## THE REQUEST
Copy the data that follows exactly. Include no pictures.

## SOURCE MATERIAL

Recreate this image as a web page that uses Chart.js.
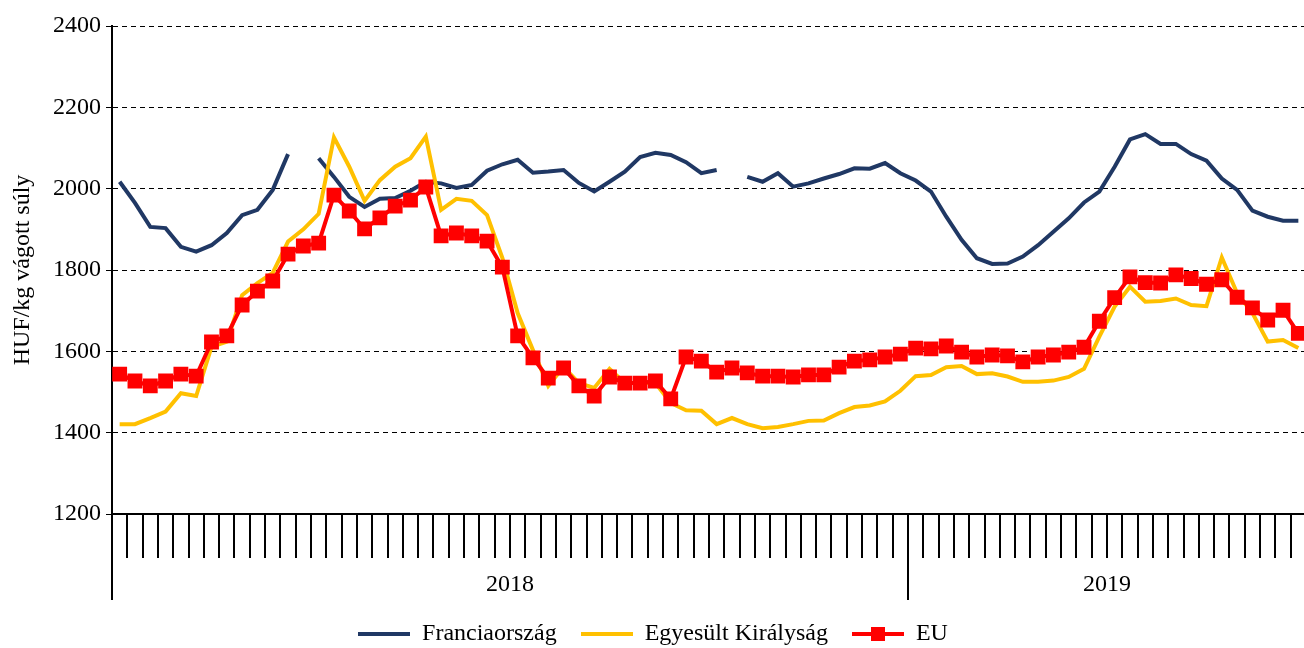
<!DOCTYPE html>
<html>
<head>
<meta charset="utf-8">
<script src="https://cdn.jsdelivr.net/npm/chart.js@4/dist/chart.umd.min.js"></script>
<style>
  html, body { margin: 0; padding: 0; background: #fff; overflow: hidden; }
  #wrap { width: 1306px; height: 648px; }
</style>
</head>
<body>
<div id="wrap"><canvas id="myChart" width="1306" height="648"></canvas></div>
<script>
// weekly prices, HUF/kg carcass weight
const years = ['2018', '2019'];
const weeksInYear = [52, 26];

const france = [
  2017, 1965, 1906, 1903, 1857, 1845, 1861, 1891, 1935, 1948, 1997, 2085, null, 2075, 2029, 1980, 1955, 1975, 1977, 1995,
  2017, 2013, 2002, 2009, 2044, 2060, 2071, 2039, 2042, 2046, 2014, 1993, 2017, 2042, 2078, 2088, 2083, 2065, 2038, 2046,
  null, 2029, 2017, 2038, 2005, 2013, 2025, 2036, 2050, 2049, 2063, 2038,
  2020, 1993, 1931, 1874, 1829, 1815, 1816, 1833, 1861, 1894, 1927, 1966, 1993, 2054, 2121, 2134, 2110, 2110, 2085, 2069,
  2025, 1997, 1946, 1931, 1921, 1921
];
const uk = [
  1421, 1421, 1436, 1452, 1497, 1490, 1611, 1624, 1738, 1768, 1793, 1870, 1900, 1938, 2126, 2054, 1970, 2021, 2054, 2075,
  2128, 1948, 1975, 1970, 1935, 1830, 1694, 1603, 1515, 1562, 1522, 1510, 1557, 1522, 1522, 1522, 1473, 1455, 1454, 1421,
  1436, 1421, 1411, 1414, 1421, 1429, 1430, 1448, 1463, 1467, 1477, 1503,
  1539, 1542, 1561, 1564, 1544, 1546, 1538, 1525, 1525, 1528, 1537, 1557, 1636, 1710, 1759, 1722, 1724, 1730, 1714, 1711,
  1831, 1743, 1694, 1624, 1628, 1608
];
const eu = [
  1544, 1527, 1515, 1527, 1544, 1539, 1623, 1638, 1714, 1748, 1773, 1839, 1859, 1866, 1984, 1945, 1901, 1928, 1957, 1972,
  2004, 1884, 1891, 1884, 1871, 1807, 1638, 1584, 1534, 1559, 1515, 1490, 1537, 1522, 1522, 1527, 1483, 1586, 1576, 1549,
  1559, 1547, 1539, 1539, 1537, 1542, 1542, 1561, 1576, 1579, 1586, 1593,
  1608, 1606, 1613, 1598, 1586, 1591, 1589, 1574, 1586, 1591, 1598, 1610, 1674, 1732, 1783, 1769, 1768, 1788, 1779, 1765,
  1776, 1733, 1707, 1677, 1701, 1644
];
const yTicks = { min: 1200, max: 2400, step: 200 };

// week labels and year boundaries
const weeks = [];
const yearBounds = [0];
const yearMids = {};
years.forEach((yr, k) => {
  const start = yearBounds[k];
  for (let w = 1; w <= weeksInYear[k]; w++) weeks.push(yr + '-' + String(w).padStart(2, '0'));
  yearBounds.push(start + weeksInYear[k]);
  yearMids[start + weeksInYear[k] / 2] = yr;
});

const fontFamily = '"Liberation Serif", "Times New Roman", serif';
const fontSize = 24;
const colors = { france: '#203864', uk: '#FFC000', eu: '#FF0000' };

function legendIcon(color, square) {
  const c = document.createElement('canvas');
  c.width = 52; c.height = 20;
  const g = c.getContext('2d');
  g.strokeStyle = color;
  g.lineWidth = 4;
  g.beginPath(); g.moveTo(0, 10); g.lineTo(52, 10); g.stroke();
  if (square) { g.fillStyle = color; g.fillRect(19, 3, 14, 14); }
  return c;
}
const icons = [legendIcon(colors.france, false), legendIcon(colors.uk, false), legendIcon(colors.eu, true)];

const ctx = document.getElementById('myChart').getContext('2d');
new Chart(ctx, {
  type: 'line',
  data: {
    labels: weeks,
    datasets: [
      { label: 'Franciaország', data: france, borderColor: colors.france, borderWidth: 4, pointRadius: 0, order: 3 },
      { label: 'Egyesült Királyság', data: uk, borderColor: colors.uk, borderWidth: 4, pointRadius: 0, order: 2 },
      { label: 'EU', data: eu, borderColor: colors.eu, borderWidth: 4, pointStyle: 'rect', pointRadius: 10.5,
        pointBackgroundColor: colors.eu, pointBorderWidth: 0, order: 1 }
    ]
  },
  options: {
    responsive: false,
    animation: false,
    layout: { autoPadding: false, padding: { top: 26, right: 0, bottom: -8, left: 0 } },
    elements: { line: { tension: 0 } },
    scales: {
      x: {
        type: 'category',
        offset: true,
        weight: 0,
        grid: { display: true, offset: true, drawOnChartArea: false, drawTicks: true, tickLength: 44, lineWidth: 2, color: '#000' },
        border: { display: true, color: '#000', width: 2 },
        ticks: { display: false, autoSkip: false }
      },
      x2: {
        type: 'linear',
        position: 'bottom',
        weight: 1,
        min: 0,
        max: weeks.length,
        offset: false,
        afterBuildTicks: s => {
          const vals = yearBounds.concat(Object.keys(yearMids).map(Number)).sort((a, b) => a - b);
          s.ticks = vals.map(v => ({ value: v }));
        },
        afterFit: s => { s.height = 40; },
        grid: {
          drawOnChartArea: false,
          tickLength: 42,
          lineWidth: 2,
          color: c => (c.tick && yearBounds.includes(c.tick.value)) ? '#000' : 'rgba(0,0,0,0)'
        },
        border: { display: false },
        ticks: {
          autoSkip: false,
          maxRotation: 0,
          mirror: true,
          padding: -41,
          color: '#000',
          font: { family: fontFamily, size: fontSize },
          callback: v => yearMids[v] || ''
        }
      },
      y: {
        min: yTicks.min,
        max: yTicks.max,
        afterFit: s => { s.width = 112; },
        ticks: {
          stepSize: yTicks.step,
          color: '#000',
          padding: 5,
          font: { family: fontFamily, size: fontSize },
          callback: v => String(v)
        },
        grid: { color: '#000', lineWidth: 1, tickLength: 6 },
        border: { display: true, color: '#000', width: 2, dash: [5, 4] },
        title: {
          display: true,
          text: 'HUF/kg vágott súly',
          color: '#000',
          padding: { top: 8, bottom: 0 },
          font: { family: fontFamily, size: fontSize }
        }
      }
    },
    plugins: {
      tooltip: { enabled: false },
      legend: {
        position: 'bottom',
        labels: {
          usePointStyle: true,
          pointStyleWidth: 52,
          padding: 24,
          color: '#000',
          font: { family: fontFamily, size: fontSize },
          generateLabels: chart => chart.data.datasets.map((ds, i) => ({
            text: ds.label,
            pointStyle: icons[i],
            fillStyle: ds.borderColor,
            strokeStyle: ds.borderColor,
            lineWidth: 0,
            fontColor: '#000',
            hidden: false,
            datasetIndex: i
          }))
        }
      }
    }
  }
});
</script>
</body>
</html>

## EXERCISE RESPONSE
Recreate this image as a web page that uses Chart.js.
<!DOCTYPE html>
<html>
<head>
<meta charset="utf-8">
<script src="https://cdn.jsdelivr.net/npm/chart.js@4/dist/chart.umd.min.js"></script>
<style>
  html, body { margin: 0; padding: 0; background: #fff; overflow: hidden; }
  #wrap { width: 1306px; height: 648px; }
</style>
</head>
<body>
<div id="wrap"><canvas id="myChart" width="1306" height="648"></canvas></div>
<script>
// weekly prices, HUF/kg carcass weight
const years = ['2018', '2019'];
const weeksInYear = [52, 26];

const france = [
  2017, 1965, 1906, 1903, 1857, 1845, 1861, 1891, 1935, 1948, 1997, 2085, null, 2075, 2029, 1980, 1955, 1975, 1977, 1995,
  2017, 2013, 2002, 2009, 2044, 2060, 2071, 2039, 2042, 2046, 2014, 1993, 2017, 2042, 2078, 2088, 2083, 2065, 2038, 2046,
  null, 2029, 2017, 2038, 2005, 2013, 2025, 2036, 2050, 2049, 2063, 2038,
  2020, 1993, 1931, 1874, 1829, 1815, 1816, 1833, 1861, 1894, 1927, 1966, 1993, 2054, 2121, 2134, 2110, 2110, 2085, 2069,
  2025, 1997, 1946, 1931, 1921, 1921
];
const uk = [
  1421, 1421, 1436, 1452, 1497, 1490, 1611, 1624, 1738, 1768, 1793, 1870, 1900, 1938, 2126, 2054, 1970, 2021, 2054, 2075,
  2128, 1948, 1975, 1970, 1935, 1830, 1694, 1603, 1515, 1562, 1522, 1510, 1557, 1522, 1522, 1522, 1473, 1455, 1454, 1421,
  1436, 1421, 1411, 1414, 1421, 1429, 1430, 1448, 1463, 1467, 1477, 1503,
  1539, 1542, 1561, 1564, 1544, 1546, 1538, 1525, 1525, 1528, 1537, 1557, 1636, 1710, 1759, 1722, 1724, 1730, 1714, 1711,
  1831, 1743, 1694, 1624, 1628, 1608
];
const eu = [
  1544, 1527, 1515, 1527, 1544, 1539, 1623, 1638, 1714, 1748, 1773, 1839, 1859, 1866, 1984, 1945, 1901, 1928, 1957, 1972,
  2004, 1884, 1891, 1884, 1871, 1807, 1638, 1584, 1534, 1559, 1515, 1490, 1537, 1522, 1522, 1527, 1483, 1586, 1576, 1549,
  1559, 1547, 1539, 1539, 1537, 1542, 1542, 1561, 1576, 1579, 1586, 1593,
  1608, 1606, 1613, 1598, 1586, 1591, 1589, 1574, 1586, 1591, 1598, 1610, 1674, 1732, 1783, 1769, 1768, 1788, 1779, 1765,
  1776, 1733, 1707, 1677, 1701, 1644
];
const yTicks = { min: 1200, max: 2400, step: 200 };

// week labels and year boundaries
const weeks = [];
const yearBounds = [0];
const yearMids = {};
years.forEach((yr, k) => {
  const start = yearBounds[k];
  for (let w = 1; w <= weeksInYear[k]; w++) weeks.push(yr + '-' + String(w).padStart(2, '0'));
  yearBounds.push(start + weeksInYear[k]);
  yearMids[start + weeksInYear[k] / 2] = yr;
});

const fontFamily = '"Liberation Serif", "Times New Roman", serif';
const fontSize = 24;
const colors = { france: '#203864', uk: '#FFC000', eu: '#FF0000' };

function legendIcon(color, square) {
  const c = document.createElement('canvas');
  c.width = 52; c.height = 20;
  const g = c.getContext('2d');
  g.strokeStyle = color;
  g.lineWidth = 4;
  g.beginPath(); g.moveTo(0, 10); g.lineTo(52, 10); g.stroke();
  if (square) { g.fillStyle = color; g.fillRect(19, 3, 14, 14); }
  return c;
}
const icons = [legendIcon(colors.france, false), legendIcon(colors.uk, false), legendIcon(colors.eu, true)];

const ctx = document.getElementById('myChart').getContext('2d');
new Chart(ctx, {
  type: 'line',
  data: {
    labels: weeks,
    datasets: [
      { label: 'Franciaország', data: france, borderColor: colors.france, borderWidth: 4, pointRadius: 0, order: 3 },
      { label: 'Egyesült Királyság', data: uk, borderColor: colors.uk, borderWidth: 4, pointRadius: 0, order: 2 },
      { label: 'EU', data: eu, borderColor: colors.eu, borderWidth: 4, pointStyle: 'rect', pointRadius: 10.5,
        pointBackgroundColor: colors.eu, pointBorderWidth: 0, order: 1 }
    ]
  },
  options: {
    responsive: false,
    animation: false,
    layout: { autoPadding: false, padding: { top: 26, right: 0, bottom: -8, left: 0 } },
    elements: { line: { tension: 0 } },
    scales: {
      x: {
        type: 'category',
        offset: true,
        weight: 0,
        grid: { display: true, offset: true, drawOnChartArea: false, drawTicks: true, tickLength: 44, lineWidth: 2, color: '#000' },
        border: { display: true, color: '#000', width: 2 },
        ticks: { display: false, autoSkip: false }
      },
      x2: {
        type: 'linear',
        position: 'bottom',
        weight: 1,
        min: 0,
        max: weeks.length,
        offset: false,
        afterBuildTicks: s => {
          const vals = yearBounds.concat(Object.keys(yearMids).map(Number)).sort((a, b) => a - b);
          s.ticks = vals.map(v => ({ value: v }));
        },
        afterFit: s => { s.height = 40; },
        grid: {
          drawOnChartArea: false,
          tickLength: 42,
          lineWidth: 2,
          color: c => (c.tick && yearBounds.includes(c.tick.value)) ? '#000' : 'rgba(0,0,0,0)'
        },
        border: { display: false },
        ticks: {
          autoSkip: false,
          maxRotation: 0,
          mirror: true,
          padding: -41,
          color: '#000',
          font: { family: fontFamily, size: fontSize },
          callback: v => yearMids[v] || ''
        }
      },
      y: {
        min: yTicks.min,
        max: yTicks.max,
        afterFit: s => { s.width = 112; },
        ticks: {
          stepSize: yTicks.step,
          color: '#000',
          padding: 5,
          font: { family: fontFamily, size: fontSize },
          callback: v => String(v)
        },
        grid: { color: '#000', lineWidth: 1, tickLength: 6 },
        border: { display: true, color: '#000', width: 2, dash: [5, 4] },
        title: {
          display: true,
          text: 'HUF/kg vágott súly',
          color: '#000',
          padding: { top: 8, bottom: 0 },
          font: { family: fontFamily, size: fontSize }
        }
      }
    },
    plugins: {
      tooltip: { enabled: false },
      legend: {
        position: 'bottom',
        labels: {
          usePointStyle: true,
          pointStyleWidth: 52,
          padding: 24,
          color: '#000',
          font: { family: fontFamily, size: fontSize },
          generateLabels: chart => chart.data.datasets.map((ds, i) => ({
            text: ds.label,
            pointStyle: icons[i],
            fillStyle: ds.borderColor,
            strokeStyle: ds.borderColor,
            lineWidth: 0,
            fontColor: '#000',
            hidden: false,
            datasetIndex: i
          }))
        }
      }
    }
  }
});
</script>
</body>
</html>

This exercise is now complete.